As I sat now on my battered bags, leaning against a very damp pole in the middle of a very damp fog, it occurred to me that I had been wrong in permitting myself that moment of annoyance. I should have taken, instead, a firm uncompromising attitude. Too late now, however. She had gone from me, into the mystery of the fog. I would never see her again.
A tall slender figure loaded with baggage came and stood on the curb not two feet from where I waited. The light that struggled down from a lamp overhead revealed in blurred but unmistakable outline the flat expressionless face of Hung Chin-chung, old Henry Drew's faithful body servant. I turned, for the master could not be far behind, and sure enough the fog disgorged the dapper figure of the little millionaire. He ran smack into me.
“Why, it's young Winthrop,” he cried, peering into my face. “Hello, son—I was looking for you.

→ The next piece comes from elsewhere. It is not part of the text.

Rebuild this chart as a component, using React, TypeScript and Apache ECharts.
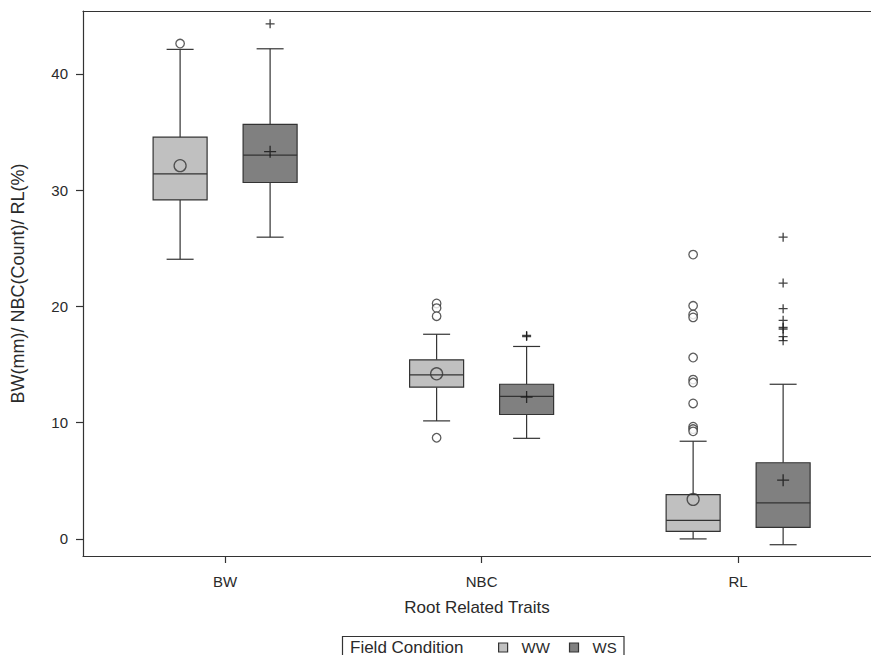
import React, { useEffect, useRef } from "react";
import * as echarts from "echarts";

const categories = ["BW", "NBC", "RL"];
const yTicks = [0, 10, 20, 30, 40];

// [low whisker, Q1, median, Q3, high whisker, mean]
const wwStats = [
  [24.05, 29.15, 31.4, 34.55, 42.1, 32.1],
  [10.15, 13.05, 14.1, 15.4, 17.6, 14.2],
  [0.0, 0.65, 1.6, 3.8, 8.4, 3.4],
];
const wsStats = [
  [25.95, 30.65, 33.0, 35.65, 42.15, 33.3],
  [8.65, 10.7, 12.25, 13.3, 16.55, 12.2],
  [-0.5, 1.0, 3.1, 6.55, 13.3, 5.05],
];

const wwOutliers = [
  [42.6],
  [20.25, 19.85, 19.15, 8.7],
  [24.45, 20.05, 19.3, 19.05, 15.6, 13.7, 13.45, 11.65, 9.65, 9.45, 9.25],
];
const wsOutliers = [
  [44.3],
  [17.4, 17.5],
  [25.95, 22.0, 19.8, 18.8, 18.2, 18.05, 17.4, 17.05],
];

const FONT = "'Liberation Sans', Arial, sans-serif";
const LINE = "#333333";
const TEXT = "#2a2a2a";
const WW_FILL = "#c0c0c0";
const WS_FILL = "#808080";
const PLUS = "path://M5 0 L5 10 M0 5 L10 5";

function boxRenderer(offset: number, fill: string) {
  return (params: any, api: any) => {
    const cat = api.value(0);
    const p = (v: number) => api.coord([cat, v]);
    const cx = p(api.value(3))[0] + offset;
    const yLow = p(api.value(1))[1];
    const yQ1 = p(api.value(2))[1];
    const yMed = p(api.value(3))[1];
    const yQ3 = p(api.value(4))[1];
    const yHigh = p(api.value(5))[1];
    const bw = 54;
    const cw = 27;
    const ls = { stroke: LINE, lineWidth: 1.2 };
    return {
      type: "group",
      children: [
        { type: "line", shape: { x1: cx, y1: yQ1, x2: cx, y2: yLow }, style: ls },
        { type: "line", shape: { x1: cx - cw / 2, y1: yLow, x2: cx + cw / 2, y2: yLow }, style: ls },
        { type: "line", shape: { x1: cx, y1: yQ3, x2: cx, y2: yHigh }, style: ls },
        { type: "line", shape: { x1: cx - cw / 2, y1: yHigh, x2: cx + cw / 2, y2: yHigh }, style: ls },
        {
          type: "rect",
          shape: { x: cx - bw / 2, y: yQ3, width: bw, height: yQ1 - yQ3 },
          style: { fill, stroke: LINE, lineWidth: 1.2 },
        },
        { type: "line", shape: { x1: cx - bw / 2, y1: yMed, x2: cx + bw / 2, y2: yMed }, style: ls },
      ],
    };
  };
}

function flatten(out: number[][]) {
  const res: number[][] = [];
  out.forEach((arr, i) => arr.forEach((v) => res.push([i + 1, v])));
  return res;
}

export default function App() {
  const ref = useRef<HTMLDivElement>(null);
  useEffect(() => {
    if (!ref.current) return;
    const chart = echarts.init(ref.current, undefined, { renderer: "svg" });
    const wwBoxes = wwStats.map((s, i) => [i + 1, s[0], s[1], s[2], s[3], s[4]]);
    const wsBoxes = wsStats.map((s, i) => [i + 1, s[0], s[1], s[2], s[3], s[4]]);
    const wwMeans = wwStats.map((s, i) => [i + 1, s[5]]);
    const wsMeans = wsStats.map((s, i) => [i + 1, s[5]]);
    const axisLine = { show: true, onZero: false, lineStyle: { color: LINE, width: 1.2 } };
    chart.setOption({
      animation: false,
      backgroundColor: "#ffffff",
      textStyle: { fontFamily: FONT },
      grid: { left: 83, right: 0, top: 11, bottom: 99 },
      xAxis: [
        {
          type: "value",
          min: 0.446,
          max: 3.518,
          name: "Root Related Traits",
          nameLocation: "middle",
          nameGap: 43,
          nameTextStyle: { fontFamily: FONT, fontSize: 17, color: TEXT },
          axisLine,
          splitLine: { show: false },
          axisTick: { show: true, length: 7, customValues: [1, 2, 3], lineStyle: { color: LINE, width: 1.2 } },
          axisLabel: {
            customValues: [1, 2, 3],
            margin: 18,
            fontFamily: FONT,
            fontSize: 15,
            color: TEXT,
            formatter: (v: number) => categories[Math.round(v) - 1] ?? "",
          },
        },
        {
          type: "value",
          position: "top",
          min: 0.446,
          max: 3.518,
          axisLine,
          axisTick: { show: false },
          axisLabel: { show: false },
          splitLine: { show: false },
        },
      ],
      yAxis: {
        type: "value",
        min: -1.47,
        max: 45.4,
        name: "BW(mm)/ NBC(Count)/ RL(%)",
        nameLocation: "middle",
        nameGap: 56,
        nameTextStyle: { fontFamily: FONT, fontSize: 18, color: TEXT },
        axisLine,
        splitLine: { show: false },
        axisTick: { show: true, length: 7, customValues: yTicks, lineStyle: { color: LINE, width: 1.2 } },
        axisLabel: {
          customValues: yTicks,
          margin: 15,
          fontFamily: FONT,
          fontSize: 15,
          color: TEXT,
        },
      },
      legend: {
        show: true,
        left: 498,
        top: 640,
        padding: 0,
        itemWidth: 9,
        itemHeight: 9,
        itemGap: 19,
        selectedMode: false,
        textStyle: { fontFamily: FONT, fontSize: 15, lineHeight: 14, color: TEXT, padding: [0, 0, 0, 9] },
        data: [
          { name: "WW", icon: "rect", itemStyle: { color: WW_FILL, borderColor: LINE, borderWidth: 1.2 } },
          { name: "WS", icon: "rect", itemStyle: { color: WS_FILL, borderColor: LINE, borderWidth: 1.2 } },
        ],
      },
      graphic: [
        {
          type: "rect",
          shape: { x: 342.5, y: 636.5, width: 281.5, height: 30 },
          style: { fill: "none", stroke: LINE, lineWidth: 1.2 },
          silent: true,
        },
        {
          type: "text",
          x: 350,
          y: 647,
          style: {
            text: "Field Condition",
            font: `17px ${FONT}`,
            fill: TEXT,
            verticalAlign: "middle",
          },
        },
      ],
      series: [
        {
          name: "WW",
          type: "custom",
          itemStyle: { color: WW_FILL },
          renderItem: boxRenderer(-45, WW_FILL),
          encode: { x: 0, y: [1, 2, 3, 4, 5] },
          data: wwBoxes,
          z: 2,
        },
        {
          name: "WS",
          type: "custom",
          itemStyle: { color: WS_FILL },
          renderItem: boxRenderer(45, WS_FILL),
          encode: { x: 0, y: [1, 2, 3, 4, 5] },
          data: wsBoxes,
          z: 2,
        },
        {
          name: "WW",
          type: "scatter",
          symbol: "circle",
          symbolSize: 12,
          symbolOffset: [-45, 0],
          itemStyle: { color: "rgba(0,0,0,0)", borderColor: LINE, borderWidth: 1.3 },
          data: wwMeans,
          z: 3,
        },
        {
          name: "WS",
          type: "scatter",
          symbol: PLUS,
          symbolSize: 12,
          symbolOffset: [45, 0],
          itemStyle: { color: "rgba(0,0,0,0)", borderColor: "#111", borderWidth: 1.3 },
          data: wsMeans,
          z: 3,
        },
        {
          name: "WW",
          type: "scatter",
          symbol: "circle",
          symbolSize: 8.5,
          symbolOffset: [-45, 0],
          itemStyle: { color: "#ffffff", borderColor: LINE, borderWidth: 1.3 },
          data: flatten(wwOutliers),
          z: 3,
        },
        {
          name: "WS",
          type: "scatter",
          symbol: PLUS,
          symbolSize: 9,
          symbolOffset: [45, 0],
          itemStyle: { color: "rgba(0,0,0,0)", borderColor: "#111", borderWidth: 1.3 },
          data: flatten(wsOutliers),
          z: 3,
        },
      ],
    });
    return () => chart.dispose();
  }, []);
  return (
    <div
      ref={ref}
      style={{ position: "fixed", left: 0, top: 0, width: 871, height: 655, background: "#fff" }}
    />
  );
}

We've had some pretty harsh words—but there's no real reason why we shouldn't part as friends. Now, is there?”
His tone was wistful, but it made no appeal to me. No real reason? The presumptuous rascal! However, I was in no mood to quarrel.
“I'm waiting for a taxi,” I said inanely,
“A taxi? You'll never get one in this fog.” I suppose it was the truth. “Let us give you a lift to your hotel, my boy. We'll be delighted.”
I was naturally averse to accepting favors of this man, but at that instant his wife and Mary Will emerged into our little circle of light, and I smiled at the idea of riding uptown with Mary Will, who had just dismissed me for all time. A big limousine with a light burning faintly inside slipped up to the curb, and Hung was helping the women to enter.
“Come on, my boy,” pleaded old Drew.
“All right,” I answered rather ungraciously, and jumped in.
Drew followed, Hung piled my bags somewhere in back, and we crept off into the fog.
“Taking Mr. Winthrop to his hotel,” explained Drew.
“How nice,” his wife said in her cold hard voice. I looked toward Mary Will. She seemed unaware of my presence.